— start —

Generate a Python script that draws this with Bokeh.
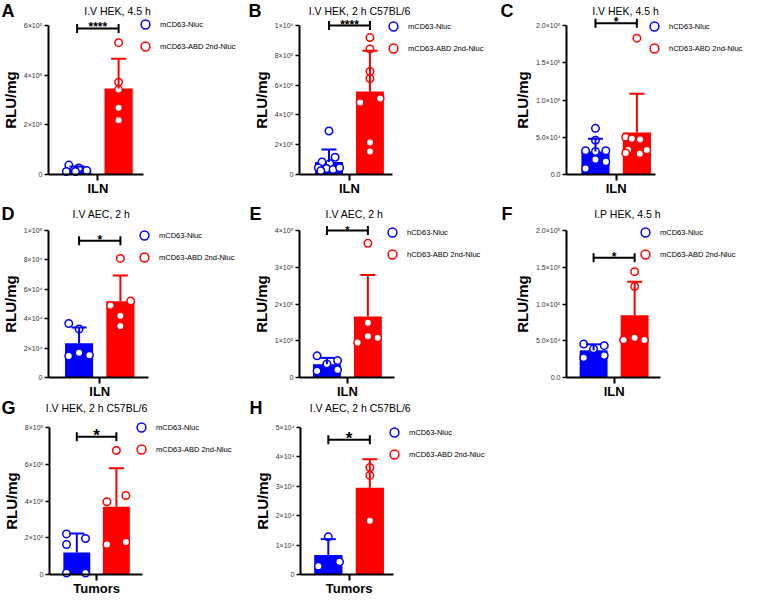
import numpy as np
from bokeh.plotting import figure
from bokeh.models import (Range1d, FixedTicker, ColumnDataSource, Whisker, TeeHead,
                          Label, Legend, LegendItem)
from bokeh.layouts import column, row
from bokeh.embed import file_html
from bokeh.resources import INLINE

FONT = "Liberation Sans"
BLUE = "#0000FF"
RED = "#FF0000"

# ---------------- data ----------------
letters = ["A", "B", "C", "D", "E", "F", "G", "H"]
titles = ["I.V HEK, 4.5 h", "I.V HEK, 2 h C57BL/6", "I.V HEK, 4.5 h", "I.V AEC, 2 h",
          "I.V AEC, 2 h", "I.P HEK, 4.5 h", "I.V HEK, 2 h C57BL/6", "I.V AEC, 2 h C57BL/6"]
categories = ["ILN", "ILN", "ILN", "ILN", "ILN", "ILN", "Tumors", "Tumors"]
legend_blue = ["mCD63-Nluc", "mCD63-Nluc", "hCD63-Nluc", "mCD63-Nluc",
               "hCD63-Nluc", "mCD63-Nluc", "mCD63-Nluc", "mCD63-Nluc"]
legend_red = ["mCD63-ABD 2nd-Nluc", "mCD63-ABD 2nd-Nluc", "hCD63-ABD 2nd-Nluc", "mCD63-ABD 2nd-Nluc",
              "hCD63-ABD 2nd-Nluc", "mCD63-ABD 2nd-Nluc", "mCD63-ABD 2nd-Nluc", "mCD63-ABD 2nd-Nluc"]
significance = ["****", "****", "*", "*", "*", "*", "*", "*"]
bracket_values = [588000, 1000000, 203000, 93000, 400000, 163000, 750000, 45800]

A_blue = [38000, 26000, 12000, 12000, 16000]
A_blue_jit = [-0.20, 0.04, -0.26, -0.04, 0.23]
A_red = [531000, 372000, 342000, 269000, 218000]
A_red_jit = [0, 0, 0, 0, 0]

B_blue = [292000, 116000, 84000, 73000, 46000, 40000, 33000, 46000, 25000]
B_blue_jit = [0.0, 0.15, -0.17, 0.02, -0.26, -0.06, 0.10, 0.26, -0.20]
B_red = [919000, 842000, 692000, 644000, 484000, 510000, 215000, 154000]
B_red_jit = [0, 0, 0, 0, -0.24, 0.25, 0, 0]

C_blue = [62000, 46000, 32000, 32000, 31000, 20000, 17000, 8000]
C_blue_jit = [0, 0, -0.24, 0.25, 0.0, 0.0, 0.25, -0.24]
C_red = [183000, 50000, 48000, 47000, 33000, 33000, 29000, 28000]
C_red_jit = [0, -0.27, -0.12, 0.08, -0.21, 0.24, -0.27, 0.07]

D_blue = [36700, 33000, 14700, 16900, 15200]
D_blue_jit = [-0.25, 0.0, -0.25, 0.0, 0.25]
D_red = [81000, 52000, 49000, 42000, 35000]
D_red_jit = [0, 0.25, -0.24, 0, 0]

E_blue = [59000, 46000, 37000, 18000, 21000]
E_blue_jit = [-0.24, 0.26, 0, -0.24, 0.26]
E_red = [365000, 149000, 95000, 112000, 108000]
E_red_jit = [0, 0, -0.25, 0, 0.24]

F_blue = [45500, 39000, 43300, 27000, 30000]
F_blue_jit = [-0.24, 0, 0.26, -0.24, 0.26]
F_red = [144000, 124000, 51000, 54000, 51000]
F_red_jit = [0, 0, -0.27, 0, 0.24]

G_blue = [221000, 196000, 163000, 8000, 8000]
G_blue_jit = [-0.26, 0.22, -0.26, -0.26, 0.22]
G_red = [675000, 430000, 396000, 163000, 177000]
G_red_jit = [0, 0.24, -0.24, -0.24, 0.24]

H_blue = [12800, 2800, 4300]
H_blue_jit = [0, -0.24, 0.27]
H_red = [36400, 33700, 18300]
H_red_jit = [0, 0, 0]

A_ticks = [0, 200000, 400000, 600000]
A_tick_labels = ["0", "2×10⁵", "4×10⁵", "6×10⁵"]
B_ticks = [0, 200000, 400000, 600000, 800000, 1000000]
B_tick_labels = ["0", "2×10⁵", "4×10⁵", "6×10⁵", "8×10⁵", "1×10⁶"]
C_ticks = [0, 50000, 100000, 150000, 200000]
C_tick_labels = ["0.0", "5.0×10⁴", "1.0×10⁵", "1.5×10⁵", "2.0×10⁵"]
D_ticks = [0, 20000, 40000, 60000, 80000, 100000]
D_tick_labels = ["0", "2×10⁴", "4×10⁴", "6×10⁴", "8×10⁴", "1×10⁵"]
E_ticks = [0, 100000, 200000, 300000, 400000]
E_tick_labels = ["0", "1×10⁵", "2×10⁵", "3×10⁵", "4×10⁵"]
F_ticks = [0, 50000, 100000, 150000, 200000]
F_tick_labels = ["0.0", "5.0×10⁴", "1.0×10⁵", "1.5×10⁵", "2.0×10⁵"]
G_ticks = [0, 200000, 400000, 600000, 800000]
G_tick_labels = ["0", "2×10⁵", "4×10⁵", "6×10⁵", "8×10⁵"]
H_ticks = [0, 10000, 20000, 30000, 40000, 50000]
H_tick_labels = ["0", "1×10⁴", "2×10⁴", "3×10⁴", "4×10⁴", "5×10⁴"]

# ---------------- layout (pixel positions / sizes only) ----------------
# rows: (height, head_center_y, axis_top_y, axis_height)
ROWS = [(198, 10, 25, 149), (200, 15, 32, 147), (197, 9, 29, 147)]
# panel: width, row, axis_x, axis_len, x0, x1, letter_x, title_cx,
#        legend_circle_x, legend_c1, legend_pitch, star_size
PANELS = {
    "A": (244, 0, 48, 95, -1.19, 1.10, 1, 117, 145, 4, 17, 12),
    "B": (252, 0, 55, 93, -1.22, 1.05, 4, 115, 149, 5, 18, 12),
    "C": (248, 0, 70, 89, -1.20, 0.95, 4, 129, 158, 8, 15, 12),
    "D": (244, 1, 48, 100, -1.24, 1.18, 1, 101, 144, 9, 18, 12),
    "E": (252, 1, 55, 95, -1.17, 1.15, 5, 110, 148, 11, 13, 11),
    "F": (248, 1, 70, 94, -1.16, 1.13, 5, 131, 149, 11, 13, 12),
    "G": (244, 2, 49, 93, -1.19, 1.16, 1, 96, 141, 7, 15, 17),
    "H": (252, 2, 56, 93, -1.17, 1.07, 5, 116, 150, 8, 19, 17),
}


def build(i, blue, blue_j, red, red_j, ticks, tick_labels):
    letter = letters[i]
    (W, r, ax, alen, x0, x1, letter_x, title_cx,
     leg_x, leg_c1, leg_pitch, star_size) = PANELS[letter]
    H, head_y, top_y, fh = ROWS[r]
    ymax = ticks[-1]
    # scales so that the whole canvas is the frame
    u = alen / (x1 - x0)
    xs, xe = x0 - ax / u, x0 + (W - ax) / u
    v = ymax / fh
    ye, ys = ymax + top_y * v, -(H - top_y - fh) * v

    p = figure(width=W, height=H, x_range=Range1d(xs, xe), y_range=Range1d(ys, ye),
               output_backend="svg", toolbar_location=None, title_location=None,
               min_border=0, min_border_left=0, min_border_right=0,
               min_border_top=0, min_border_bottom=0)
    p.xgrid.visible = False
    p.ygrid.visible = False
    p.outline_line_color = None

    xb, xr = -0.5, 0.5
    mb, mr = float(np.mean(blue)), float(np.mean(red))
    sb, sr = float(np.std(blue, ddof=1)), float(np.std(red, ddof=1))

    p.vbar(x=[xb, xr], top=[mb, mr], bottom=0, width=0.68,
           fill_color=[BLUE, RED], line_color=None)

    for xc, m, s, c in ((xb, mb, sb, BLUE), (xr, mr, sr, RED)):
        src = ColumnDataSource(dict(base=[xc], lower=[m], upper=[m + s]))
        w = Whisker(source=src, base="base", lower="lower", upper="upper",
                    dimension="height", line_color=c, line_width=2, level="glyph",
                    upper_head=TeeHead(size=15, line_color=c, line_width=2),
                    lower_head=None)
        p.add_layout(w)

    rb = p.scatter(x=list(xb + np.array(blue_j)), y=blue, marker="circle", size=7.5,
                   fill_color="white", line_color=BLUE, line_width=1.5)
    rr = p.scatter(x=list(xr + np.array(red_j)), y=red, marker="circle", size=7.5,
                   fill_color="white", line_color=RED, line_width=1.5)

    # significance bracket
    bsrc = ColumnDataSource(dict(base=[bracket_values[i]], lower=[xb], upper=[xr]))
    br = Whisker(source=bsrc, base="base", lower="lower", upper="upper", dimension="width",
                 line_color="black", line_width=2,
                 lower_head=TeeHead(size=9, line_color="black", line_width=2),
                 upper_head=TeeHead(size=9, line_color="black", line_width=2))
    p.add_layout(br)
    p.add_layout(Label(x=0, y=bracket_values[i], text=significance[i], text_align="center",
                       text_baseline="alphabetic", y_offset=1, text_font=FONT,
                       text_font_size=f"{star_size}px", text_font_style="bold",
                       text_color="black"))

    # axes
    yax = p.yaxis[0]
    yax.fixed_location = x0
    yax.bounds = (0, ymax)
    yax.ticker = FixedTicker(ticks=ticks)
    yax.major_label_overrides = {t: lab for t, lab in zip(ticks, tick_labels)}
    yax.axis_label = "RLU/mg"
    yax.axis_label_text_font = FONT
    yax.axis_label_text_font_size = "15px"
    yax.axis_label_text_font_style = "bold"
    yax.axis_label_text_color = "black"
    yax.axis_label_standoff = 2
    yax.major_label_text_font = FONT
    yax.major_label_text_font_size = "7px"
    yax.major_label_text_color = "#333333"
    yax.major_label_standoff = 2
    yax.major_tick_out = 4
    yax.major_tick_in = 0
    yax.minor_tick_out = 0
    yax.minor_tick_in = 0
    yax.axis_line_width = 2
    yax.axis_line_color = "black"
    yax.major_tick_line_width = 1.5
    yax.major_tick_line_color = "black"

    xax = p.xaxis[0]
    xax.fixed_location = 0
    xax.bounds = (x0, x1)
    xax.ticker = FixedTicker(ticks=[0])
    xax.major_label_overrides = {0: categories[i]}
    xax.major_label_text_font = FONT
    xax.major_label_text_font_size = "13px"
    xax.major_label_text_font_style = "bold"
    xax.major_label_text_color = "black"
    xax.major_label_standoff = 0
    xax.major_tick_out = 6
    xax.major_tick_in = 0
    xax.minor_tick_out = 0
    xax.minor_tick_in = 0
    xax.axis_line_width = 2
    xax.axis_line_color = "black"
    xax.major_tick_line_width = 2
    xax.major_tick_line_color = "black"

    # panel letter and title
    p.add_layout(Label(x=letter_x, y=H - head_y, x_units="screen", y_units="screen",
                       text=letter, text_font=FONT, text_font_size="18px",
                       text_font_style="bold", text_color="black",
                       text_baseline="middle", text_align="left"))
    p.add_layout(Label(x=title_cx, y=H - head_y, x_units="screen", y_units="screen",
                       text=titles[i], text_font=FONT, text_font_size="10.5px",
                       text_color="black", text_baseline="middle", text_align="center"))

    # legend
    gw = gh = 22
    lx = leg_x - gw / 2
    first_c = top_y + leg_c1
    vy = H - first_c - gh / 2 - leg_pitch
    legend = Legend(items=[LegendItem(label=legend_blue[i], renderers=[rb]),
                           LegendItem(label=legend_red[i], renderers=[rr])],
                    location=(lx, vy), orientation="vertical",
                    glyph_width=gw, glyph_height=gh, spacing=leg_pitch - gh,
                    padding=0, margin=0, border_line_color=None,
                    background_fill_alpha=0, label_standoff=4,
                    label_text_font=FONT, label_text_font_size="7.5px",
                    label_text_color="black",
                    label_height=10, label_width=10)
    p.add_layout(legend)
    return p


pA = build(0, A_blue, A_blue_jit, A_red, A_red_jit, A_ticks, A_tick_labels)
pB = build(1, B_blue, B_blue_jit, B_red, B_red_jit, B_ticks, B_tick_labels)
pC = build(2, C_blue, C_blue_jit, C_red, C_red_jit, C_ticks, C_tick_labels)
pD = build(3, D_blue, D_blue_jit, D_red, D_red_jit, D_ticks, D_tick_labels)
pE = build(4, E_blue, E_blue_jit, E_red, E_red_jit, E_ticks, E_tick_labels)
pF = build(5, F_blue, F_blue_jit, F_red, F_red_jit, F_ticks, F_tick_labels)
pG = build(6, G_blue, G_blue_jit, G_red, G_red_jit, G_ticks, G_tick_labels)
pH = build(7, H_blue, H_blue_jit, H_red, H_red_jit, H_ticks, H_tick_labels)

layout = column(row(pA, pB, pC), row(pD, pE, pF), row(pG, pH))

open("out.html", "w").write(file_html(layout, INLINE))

— end —

Your goal
Copy all lines of the material above where the string "that" occurs.

Answer to the exercise
Generate a Python script that draws this with Bokeh.
    # scales so that the whole canvas is the frame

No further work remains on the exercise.